[Extracted entries]
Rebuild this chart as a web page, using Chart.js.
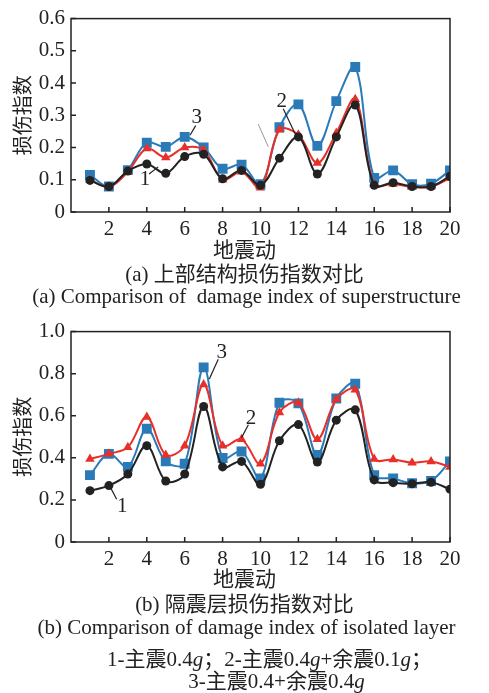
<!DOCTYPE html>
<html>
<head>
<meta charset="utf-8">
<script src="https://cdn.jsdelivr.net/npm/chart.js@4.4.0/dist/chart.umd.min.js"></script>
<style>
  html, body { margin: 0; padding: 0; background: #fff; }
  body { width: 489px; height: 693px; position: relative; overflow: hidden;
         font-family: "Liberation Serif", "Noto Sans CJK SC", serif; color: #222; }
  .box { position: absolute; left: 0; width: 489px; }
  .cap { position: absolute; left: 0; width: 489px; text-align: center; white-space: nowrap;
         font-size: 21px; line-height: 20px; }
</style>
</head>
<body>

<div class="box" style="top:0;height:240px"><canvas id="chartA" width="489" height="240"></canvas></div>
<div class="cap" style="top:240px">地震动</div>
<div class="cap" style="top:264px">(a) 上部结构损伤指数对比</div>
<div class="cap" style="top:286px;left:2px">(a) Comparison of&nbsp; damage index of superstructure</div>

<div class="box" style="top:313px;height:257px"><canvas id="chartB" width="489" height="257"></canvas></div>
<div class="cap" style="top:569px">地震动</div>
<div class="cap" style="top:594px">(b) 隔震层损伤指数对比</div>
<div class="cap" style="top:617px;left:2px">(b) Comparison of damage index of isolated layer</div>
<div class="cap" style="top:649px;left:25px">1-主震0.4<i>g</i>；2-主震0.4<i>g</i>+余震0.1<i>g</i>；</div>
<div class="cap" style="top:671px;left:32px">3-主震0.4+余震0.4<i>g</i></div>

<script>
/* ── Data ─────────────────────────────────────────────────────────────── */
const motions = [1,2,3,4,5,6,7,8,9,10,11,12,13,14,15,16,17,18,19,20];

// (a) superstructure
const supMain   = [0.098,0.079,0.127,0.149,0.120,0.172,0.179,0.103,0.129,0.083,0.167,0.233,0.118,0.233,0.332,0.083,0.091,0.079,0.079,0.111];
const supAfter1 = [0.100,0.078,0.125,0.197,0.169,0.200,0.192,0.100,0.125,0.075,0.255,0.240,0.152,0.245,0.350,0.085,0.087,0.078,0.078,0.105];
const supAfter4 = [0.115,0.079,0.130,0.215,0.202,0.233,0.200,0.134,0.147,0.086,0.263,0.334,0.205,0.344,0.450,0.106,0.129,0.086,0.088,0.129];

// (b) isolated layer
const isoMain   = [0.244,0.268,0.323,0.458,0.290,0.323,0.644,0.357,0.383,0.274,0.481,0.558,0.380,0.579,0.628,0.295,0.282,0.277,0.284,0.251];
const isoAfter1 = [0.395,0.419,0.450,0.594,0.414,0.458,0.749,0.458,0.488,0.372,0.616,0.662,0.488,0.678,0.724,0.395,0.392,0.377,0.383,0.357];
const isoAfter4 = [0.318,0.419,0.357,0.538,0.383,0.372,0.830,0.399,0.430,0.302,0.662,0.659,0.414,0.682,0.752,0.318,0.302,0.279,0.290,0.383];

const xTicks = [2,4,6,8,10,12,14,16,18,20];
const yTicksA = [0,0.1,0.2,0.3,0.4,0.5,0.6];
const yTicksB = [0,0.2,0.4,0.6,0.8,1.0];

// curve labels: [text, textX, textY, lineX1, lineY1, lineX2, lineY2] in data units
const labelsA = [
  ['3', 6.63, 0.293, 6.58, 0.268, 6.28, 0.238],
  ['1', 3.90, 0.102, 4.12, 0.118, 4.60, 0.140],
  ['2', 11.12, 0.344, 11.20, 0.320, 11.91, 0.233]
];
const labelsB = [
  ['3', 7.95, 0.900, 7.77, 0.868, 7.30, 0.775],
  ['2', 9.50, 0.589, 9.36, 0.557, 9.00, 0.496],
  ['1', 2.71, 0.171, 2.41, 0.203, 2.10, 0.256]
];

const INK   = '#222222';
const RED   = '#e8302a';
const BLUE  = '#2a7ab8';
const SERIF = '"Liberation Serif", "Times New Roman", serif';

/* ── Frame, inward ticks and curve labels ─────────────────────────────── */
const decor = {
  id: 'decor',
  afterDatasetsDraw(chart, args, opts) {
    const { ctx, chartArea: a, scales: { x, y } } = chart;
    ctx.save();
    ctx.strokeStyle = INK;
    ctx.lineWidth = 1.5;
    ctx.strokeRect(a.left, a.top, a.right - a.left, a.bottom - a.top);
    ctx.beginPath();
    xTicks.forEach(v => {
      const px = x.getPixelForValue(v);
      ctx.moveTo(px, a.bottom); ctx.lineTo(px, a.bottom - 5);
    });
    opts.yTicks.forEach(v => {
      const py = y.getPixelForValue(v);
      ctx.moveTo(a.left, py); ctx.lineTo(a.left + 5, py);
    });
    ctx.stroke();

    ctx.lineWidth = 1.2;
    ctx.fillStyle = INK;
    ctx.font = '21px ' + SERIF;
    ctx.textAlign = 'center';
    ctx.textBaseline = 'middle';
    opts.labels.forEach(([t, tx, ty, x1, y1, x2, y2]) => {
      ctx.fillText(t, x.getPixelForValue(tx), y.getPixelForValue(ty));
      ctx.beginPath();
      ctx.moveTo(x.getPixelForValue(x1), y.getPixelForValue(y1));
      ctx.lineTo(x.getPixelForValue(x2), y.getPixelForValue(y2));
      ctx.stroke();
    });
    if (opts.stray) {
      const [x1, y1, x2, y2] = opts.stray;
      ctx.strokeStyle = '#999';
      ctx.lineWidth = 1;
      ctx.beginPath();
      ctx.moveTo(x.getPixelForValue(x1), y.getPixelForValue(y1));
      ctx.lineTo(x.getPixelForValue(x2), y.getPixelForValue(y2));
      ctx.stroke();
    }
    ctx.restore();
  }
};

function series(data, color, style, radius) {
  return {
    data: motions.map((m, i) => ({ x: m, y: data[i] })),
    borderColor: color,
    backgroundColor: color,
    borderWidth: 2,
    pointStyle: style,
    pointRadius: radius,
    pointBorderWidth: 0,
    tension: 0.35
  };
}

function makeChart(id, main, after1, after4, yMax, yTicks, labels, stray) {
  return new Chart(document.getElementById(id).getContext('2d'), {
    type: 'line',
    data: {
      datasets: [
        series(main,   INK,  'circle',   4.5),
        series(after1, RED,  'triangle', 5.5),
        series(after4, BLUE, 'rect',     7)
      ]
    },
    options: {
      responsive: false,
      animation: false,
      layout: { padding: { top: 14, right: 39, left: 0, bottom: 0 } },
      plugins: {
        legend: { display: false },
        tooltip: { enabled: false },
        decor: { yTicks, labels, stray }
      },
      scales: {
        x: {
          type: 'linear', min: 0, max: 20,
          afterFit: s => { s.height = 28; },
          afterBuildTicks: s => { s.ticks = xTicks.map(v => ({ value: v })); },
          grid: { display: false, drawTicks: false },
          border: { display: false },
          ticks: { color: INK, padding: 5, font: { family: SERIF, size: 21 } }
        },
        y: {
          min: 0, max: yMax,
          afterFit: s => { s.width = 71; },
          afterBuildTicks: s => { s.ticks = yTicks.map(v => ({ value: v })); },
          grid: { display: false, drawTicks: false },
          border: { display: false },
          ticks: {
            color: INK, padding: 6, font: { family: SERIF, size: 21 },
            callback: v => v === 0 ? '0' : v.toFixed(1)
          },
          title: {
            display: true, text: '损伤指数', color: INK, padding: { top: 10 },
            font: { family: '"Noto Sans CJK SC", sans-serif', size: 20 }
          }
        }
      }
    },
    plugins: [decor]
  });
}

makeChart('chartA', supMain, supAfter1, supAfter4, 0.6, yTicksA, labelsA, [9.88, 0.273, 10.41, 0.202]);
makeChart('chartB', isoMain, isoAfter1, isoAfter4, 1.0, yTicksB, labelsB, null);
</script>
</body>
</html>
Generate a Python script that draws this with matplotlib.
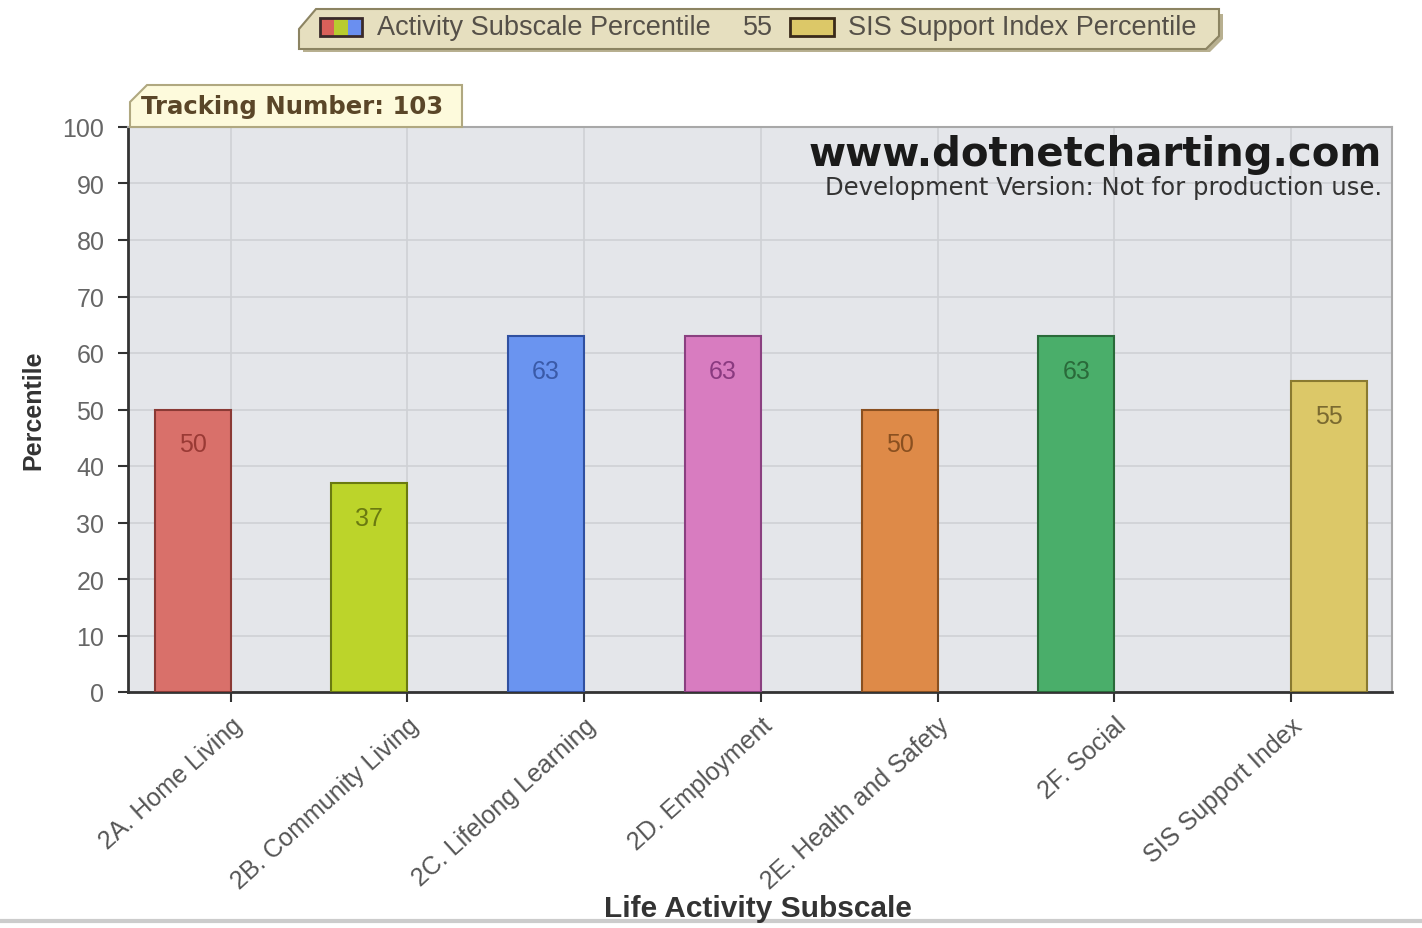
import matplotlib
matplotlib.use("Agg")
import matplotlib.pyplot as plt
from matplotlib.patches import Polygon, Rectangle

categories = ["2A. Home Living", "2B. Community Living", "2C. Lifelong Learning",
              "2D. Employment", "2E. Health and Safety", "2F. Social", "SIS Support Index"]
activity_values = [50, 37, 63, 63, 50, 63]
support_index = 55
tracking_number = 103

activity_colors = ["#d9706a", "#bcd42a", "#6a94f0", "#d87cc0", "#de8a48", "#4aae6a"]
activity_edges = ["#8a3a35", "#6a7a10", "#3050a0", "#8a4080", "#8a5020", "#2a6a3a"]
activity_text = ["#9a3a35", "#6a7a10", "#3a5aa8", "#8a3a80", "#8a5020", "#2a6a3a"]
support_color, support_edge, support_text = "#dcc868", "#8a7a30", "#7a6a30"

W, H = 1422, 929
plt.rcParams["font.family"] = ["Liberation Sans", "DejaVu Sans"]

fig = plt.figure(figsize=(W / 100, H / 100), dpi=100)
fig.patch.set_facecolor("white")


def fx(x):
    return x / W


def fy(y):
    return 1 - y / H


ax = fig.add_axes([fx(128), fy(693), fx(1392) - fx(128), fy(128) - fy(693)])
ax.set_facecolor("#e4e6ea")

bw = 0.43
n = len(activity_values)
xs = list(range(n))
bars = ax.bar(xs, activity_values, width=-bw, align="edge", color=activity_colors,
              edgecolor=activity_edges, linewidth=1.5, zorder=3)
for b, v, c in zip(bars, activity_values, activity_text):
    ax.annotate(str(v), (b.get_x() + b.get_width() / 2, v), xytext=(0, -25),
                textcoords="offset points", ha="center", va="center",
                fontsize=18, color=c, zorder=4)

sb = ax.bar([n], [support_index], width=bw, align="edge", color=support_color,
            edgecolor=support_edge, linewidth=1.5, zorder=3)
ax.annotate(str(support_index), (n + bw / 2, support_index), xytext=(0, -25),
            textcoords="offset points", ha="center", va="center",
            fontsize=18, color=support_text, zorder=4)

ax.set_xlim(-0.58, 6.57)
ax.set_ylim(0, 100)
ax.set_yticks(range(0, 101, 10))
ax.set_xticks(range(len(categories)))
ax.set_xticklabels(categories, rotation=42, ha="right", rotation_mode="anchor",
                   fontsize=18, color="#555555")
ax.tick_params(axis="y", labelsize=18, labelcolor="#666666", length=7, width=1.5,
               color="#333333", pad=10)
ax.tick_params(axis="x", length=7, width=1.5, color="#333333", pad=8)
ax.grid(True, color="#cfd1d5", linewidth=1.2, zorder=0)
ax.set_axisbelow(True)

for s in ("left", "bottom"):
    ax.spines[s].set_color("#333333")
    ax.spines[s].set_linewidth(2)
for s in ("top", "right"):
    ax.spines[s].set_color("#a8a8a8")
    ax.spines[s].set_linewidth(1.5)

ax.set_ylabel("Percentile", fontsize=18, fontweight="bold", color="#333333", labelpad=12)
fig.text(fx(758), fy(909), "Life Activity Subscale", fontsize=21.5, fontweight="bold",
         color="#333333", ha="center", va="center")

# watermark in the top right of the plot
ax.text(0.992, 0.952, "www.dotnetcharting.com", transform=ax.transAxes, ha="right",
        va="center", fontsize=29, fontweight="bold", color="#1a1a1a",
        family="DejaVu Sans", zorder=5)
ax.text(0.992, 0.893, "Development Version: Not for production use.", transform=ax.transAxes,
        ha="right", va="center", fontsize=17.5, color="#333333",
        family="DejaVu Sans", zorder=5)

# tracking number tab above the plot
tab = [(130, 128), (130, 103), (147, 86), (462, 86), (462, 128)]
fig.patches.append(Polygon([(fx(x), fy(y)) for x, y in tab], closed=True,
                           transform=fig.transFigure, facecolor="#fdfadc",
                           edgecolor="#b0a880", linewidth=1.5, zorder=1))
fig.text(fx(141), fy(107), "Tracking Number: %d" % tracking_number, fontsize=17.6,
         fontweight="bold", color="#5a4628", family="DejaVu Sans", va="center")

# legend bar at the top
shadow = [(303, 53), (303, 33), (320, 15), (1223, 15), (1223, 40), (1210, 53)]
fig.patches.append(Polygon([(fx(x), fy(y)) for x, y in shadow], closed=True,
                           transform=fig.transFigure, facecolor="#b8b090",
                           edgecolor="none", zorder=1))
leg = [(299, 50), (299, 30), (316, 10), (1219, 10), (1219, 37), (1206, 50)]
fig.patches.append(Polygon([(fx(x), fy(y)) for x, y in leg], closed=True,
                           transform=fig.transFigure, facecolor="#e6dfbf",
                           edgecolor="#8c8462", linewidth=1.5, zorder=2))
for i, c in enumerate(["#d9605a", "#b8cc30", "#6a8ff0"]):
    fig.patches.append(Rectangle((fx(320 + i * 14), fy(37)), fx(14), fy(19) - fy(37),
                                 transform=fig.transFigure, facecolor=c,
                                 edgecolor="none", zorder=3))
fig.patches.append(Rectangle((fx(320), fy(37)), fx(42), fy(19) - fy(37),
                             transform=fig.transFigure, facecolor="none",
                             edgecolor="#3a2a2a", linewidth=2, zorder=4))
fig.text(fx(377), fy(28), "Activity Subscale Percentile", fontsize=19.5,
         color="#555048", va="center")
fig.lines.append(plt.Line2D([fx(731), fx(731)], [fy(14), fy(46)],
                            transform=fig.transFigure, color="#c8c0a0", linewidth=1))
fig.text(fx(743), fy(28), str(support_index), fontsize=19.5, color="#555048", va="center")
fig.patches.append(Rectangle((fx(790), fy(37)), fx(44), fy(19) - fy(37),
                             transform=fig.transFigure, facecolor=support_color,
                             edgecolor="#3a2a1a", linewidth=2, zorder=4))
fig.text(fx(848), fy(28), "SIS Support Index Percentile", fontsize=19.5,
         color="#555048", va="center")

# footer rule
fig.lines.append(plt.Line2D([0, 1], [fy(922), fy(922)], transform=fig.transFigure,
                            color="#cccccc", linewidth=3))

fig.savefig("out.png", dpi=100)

[Work to do]
Of the lines in the data, how many contain the word "matplotlib"? Provide the number and nothing further.

[Result of the task]
5